The bosses use racism to divide the working class and extract even more profit from our labor. By nearly every measure -- employment, incarceration rates, healthcare, education, poverty levels, wages, the Katrina horror, racist police murders and frame-ups like the Jena Six and anti-immigrant raids -- black and Latino workers are victims of a brutal racist system. According to 2006 U.S. Census statistics, the poverty rate for blacks was 24.3% compared to 3.5% for whites. (The federal poverty rate is set at a level -- $20,650 for a family of four -- that is horrendously low. This means that tens of thousands of families are living in poverty conditions, even if they aren't counted as such by the government.) The U.S. prison population (the highest in the world) contains 2.4 million people, 70% black and Latino, with millions more on probation, parole or awaiting trial, much of it due to racism.
The fact is, capitalism cannot exist without racism. The concepts of "race" and racism were developed as an ideology just as capitalist economies began to dominate world markets. Then, as now, it was used both to divide and weaken the working class, and to justify paying lower wages to black and Latino workers.

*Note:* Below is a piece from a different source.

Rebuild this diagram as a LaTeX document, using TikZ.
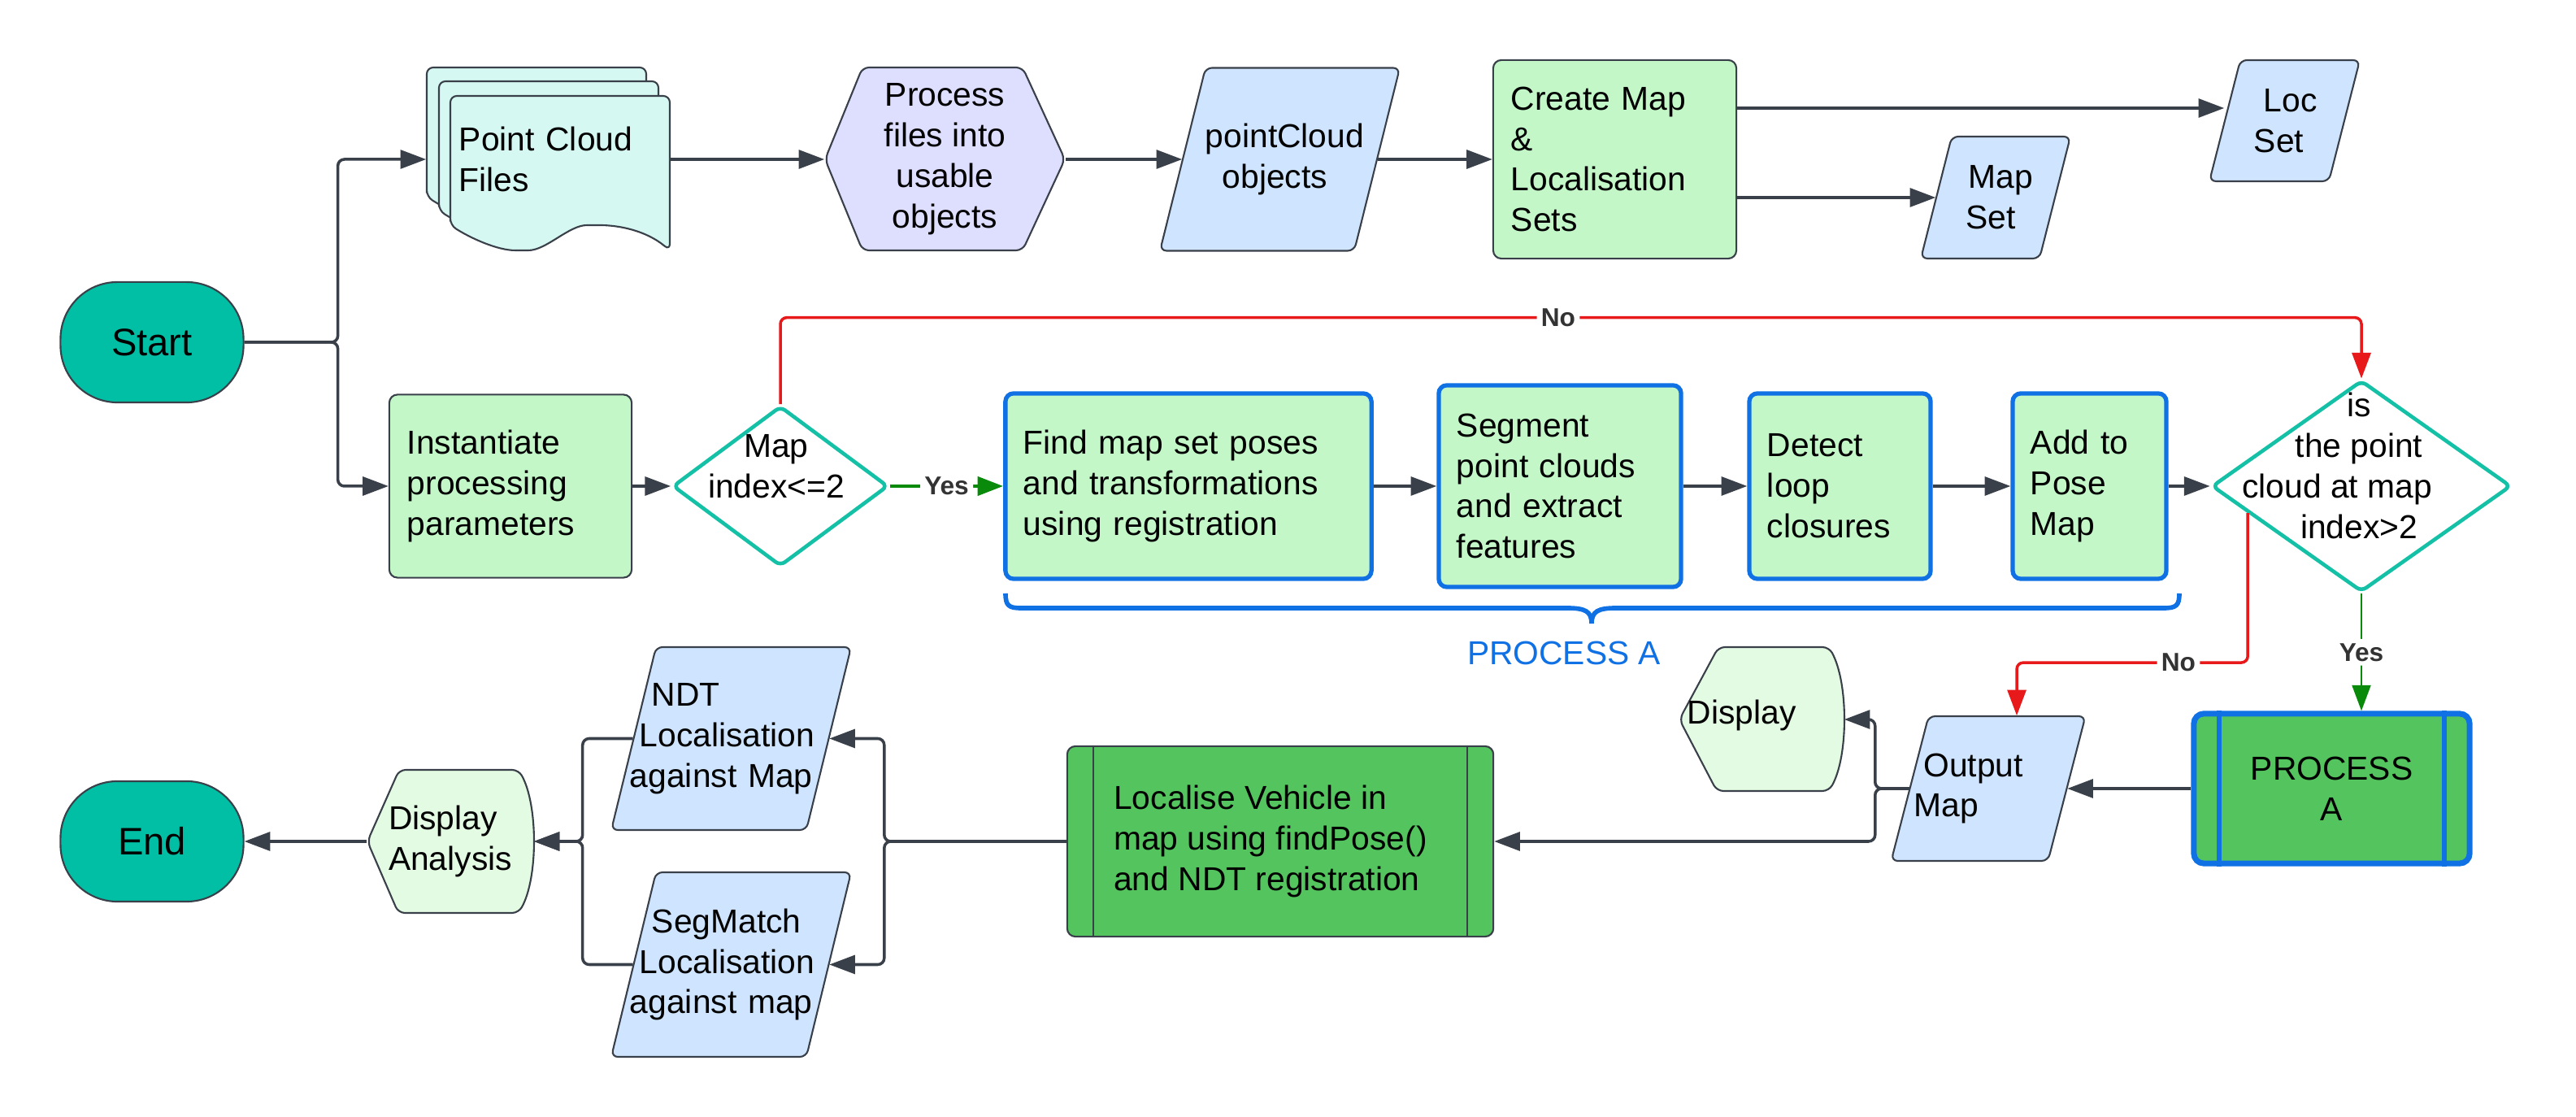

Under capitalism, workers must compete for jobs. On average, according to the Census Bureau, black workers are paid about 70cents in wages for every dollar paid to white workers. (For Latino workers it's about 60cents.) Bosses use this differential to threaten white workers not to ask for higher pay or be replaced by lower-paid black and Latino workers. White workers are thus forced to accept lower wages based on the racist exploitation of black and Latin labor. This historical analysis has led PLP to consistently make the fight against racism central to the struggle against capitalist oppression. As Karl Marx said, "The labor in white skin can never be free so long as the labor in black skin is branded."
The Danger of Elections
Along with the usual lies about how capitalism can be reformed to eliminate racism, the presence of the first legitimate black contender for president, Barack Obama, makes this a particularly dangerous year for workers. Since his break-out speech at the 2004 Democratic Convention, Obama has become another face of the liberal wing of the ruling class, along with Hillary Clinton (see editorial page 2). This Rockefeller-led faction pushes a "friendlier" capitalism, where the war in Iraq would be fought with more allies, Guantanamo Bay would be reformed or closed, and "civil liberties" would be protected ("liberties" which are revoked whenever the ruling class feels threatened). Even if these changes are made, however, it will not lead to a system that satisfies the needs of workers. In reality, the liberals are attempting to use these ideas to build even greater patriotic loyalty to their imperialist aims worldwide.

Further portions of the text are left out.